§ **Do this**: Copy every line that mentions the word "chart".

>>

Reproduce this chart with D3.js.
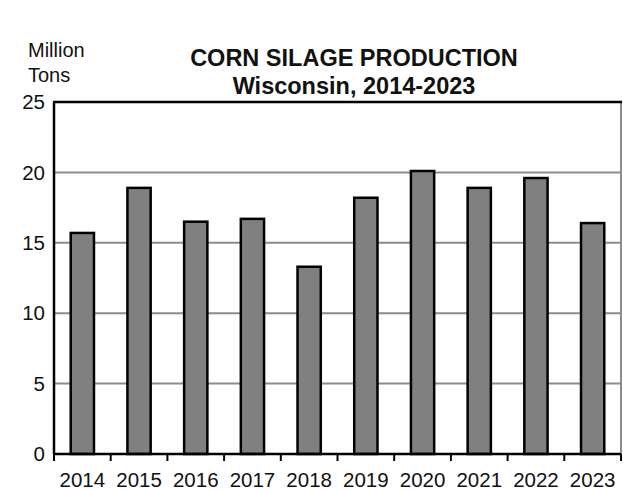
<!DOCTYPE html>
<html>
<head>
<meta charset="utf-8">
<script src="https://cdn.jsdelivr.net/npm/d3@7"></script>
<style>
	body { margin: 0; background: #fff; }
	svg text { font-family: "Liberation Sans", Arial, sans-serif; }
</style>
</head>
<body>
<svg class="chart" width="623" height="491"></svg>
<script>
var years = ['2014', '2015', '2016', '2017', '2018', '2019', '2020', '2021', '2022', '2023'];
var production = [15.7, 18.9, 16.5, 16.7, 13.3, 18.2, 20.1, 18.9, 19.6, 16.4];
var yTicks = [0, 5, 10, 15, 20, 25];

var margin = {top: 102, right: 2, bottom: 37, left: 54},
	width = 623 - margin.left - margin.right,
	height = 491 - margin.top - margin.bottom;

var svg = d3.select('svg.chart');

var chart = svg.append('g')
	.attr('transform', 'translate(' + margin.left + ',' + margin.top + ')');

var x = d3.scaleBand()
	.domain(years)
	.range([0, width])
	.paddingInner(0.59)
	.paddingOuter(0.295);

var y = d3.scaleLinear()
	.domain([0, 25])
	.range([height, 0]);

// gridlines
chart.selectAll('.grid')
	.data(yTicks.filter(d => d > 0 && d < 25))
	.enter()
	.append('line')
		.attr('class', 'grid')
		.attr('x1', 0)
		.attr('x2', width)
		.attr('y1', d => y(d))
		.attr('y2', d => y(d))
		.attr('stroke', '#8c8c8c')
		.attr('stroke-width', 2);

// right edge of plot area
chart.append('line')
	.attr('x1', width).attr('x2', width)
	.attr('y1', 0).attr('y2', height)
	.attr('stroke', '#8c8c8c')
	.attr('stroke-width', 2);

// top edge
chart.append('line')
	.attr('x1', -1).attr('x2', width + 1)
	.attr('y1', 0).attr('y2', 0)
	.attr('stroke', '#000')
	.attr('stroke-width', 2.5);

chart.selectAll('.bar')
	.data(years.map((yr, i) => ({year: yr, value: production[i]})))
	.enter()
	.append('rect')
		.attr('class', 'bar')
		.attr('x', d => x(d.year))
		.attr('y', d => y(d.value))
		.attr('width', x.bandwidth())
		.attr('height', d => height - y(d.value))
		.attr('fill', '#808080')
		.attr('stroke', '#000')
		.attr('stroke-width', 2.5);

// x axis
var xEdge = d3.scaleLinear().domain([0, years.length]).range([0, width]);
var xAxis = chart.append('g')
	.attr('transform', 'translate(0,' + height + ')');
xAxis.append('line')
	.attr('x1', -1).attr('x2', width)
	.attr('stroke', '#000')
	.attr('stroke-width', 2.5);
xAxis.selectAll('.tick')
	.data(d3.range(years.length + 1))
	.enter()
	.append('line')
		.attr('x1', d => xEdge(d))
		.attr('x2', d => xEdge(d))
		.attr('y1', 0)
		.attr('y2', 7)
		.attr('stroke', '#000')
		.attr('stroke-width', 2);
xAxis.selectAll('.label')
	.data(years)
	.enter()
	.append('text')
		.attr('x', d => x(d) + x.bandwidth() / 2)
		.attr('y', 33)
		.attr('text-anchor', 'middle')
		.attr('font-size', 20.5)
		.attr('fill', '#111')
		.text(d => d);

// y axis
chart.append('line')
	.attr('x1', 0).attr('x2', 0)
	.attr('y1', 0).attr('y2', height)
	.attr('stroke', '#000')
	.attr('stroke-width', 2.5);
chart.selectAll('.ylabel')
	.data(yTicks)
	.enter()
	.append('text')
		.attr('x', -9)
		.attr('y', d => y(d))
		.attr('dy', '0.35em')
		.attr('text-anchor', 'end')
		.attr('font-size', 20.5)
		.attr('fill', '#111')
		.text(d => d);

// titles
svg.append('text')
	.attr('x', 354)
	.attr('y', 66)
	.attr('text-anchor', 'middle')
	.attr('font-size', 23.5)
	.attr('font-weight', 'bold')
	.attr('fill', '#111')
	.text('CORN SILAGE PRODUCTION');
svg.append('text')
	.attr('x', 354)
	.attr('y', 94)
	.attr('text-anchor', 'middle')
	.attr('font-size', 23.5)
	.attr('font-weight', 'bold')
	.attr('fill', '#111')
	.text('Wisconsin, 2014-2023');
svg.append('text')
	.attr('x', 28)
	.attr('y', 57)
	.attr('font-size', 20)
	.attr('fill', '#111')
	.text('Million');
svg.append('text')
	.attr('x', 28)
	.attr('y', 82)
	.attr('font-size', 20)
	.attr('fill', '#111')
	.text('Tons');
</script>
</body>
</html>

<<

§ **Result below**:
Reproduce this chart with D3.js.
<svg class="chart" width="623" height="491"></svg>
var svg = d3.select('svg.chart');
var chart = svg.append('g')
chart.selectAll('.grid')
chart.append('line')
chart.append('line')
chart.selectAll('.bar')
var xAxis = chart.append('g')
chart.append('line')
chart.selectAll('.ylabel')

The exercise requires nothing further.